_Description of the task_. Scan the data that follows and count the lines with the string "this"; answer with the count alone.

_Supplied material_.
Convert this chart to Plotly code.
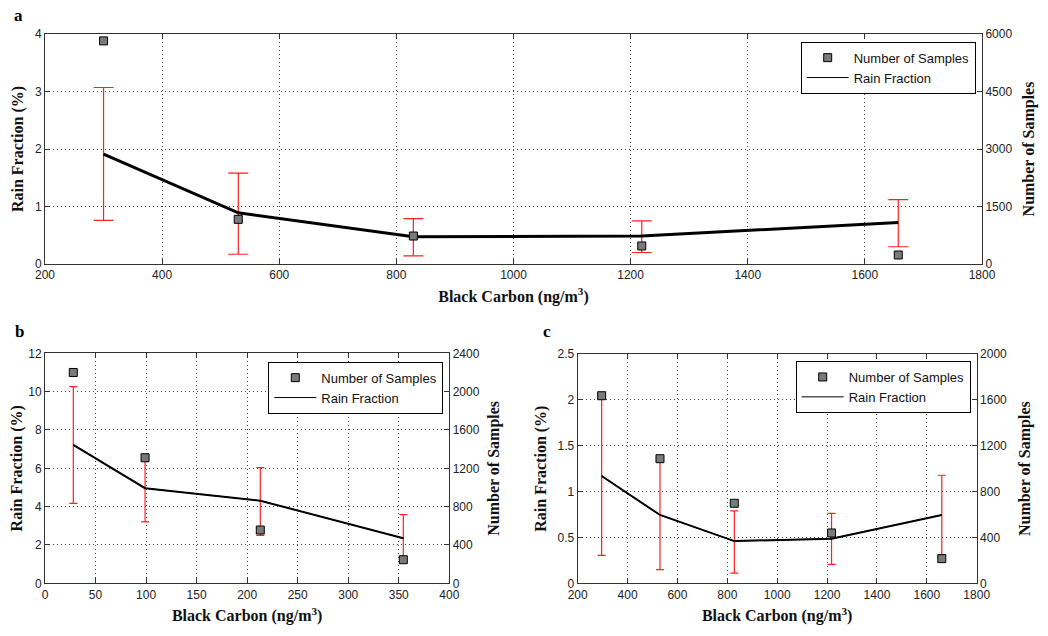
* * *
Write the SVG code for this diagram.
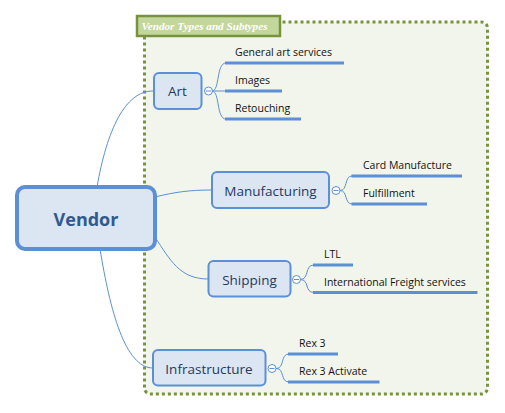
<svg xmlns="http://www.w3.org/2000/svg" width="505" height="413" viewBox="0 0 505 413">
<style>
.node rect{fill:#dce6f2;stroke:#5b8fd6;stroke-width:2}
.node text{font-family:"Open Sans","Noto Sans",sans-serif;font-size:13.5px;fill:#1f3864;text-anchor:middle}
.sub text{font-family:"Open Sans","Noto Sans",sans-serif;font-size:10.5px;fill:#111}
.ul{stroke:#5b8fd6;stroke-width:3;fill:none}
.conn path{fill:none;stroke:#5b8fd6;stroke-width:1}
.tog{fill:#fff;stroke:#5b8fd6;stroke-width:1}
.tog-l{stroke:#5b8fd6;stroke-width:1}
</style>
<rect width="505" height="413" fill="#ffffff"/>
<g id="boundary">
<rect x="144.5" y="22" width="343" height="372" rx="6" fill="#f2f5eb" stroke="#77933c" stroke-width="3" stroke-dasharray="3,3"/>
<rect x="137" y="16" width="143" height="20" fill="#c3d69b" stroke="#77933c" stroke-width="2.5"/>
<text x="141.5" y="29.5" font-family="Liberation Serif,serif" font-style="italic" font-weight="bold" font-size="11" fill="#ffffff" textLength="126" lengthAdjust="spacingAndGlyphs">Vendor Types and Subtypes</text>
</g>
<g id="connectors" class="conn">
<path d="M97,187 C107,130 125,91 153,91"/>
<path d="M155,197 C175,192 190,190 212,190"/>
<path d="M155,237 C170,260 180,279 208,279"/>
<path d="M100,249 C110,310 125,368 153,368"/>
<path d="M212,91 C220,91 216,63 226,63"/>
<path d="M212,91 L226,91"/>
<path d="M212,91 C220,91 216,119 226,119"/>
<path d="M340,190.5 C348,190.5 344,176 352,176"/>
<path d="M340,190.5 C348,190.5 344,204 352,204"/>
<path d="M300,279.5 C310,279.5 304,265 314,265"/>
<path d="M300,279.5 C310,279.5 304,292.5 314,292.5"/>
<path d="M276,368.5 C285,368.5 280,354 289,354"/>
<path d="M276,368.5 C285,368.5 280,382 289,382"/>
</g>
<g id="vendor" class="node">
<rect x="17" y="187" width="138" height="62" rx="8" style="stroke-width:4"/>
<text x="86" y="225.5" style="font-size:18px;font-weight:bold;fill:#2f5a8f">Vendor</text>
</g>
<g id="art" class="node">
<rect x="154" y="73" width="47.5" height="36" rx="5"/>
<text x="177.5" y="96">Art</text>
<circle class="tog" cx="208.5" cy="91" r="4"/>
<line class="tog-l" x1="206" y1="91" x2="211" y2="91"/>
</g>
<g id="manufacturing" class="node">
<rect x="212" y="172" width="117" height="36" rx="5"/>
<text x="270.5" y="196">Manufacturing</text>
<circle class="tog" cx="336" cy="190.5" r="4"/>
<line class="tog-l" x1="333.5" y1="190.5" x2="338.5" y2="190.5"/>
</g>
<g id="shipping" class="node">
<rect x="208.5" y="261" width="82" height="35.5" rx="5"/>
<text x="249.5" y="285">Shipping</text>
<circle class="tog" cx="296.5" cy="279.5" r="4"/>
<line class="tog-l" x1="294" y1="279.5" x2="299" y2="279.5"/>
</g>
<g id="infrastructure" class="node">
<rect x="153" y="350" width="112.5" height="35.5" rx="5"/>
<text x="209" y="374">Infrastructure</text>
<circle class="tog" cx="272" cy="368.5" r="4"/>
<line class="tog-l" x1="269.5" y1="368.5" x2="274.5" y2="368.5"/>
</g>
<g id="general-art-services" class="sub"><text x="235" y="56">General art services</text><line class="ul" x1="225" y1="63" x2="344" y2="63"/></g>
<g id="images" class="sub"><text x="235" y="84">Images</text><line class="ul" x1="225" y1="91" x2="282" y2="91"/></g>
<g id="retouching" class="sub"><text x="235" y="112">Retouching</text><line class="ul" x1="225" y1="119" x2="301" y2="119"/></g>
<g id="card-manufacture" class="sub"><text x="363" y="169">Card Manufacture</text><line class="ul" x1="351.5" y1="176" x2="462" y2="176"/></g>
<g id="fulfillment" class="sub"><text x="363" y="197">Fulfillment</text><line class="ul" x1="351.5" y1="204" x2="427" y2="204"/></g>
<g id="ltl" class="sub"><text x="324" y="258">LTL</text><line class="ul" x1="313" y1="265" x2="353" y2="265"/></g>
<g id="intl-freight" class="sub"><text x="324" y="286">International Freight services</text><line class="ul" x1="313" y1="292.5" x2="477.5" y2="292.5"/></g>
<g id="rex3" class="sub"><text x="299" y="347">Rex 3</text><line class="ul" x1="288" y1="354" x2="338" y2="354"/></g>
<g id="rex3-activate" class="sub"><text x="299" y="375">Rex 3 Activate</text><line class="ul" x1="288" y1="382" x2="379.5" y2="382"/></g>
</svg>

_Written answer_. 2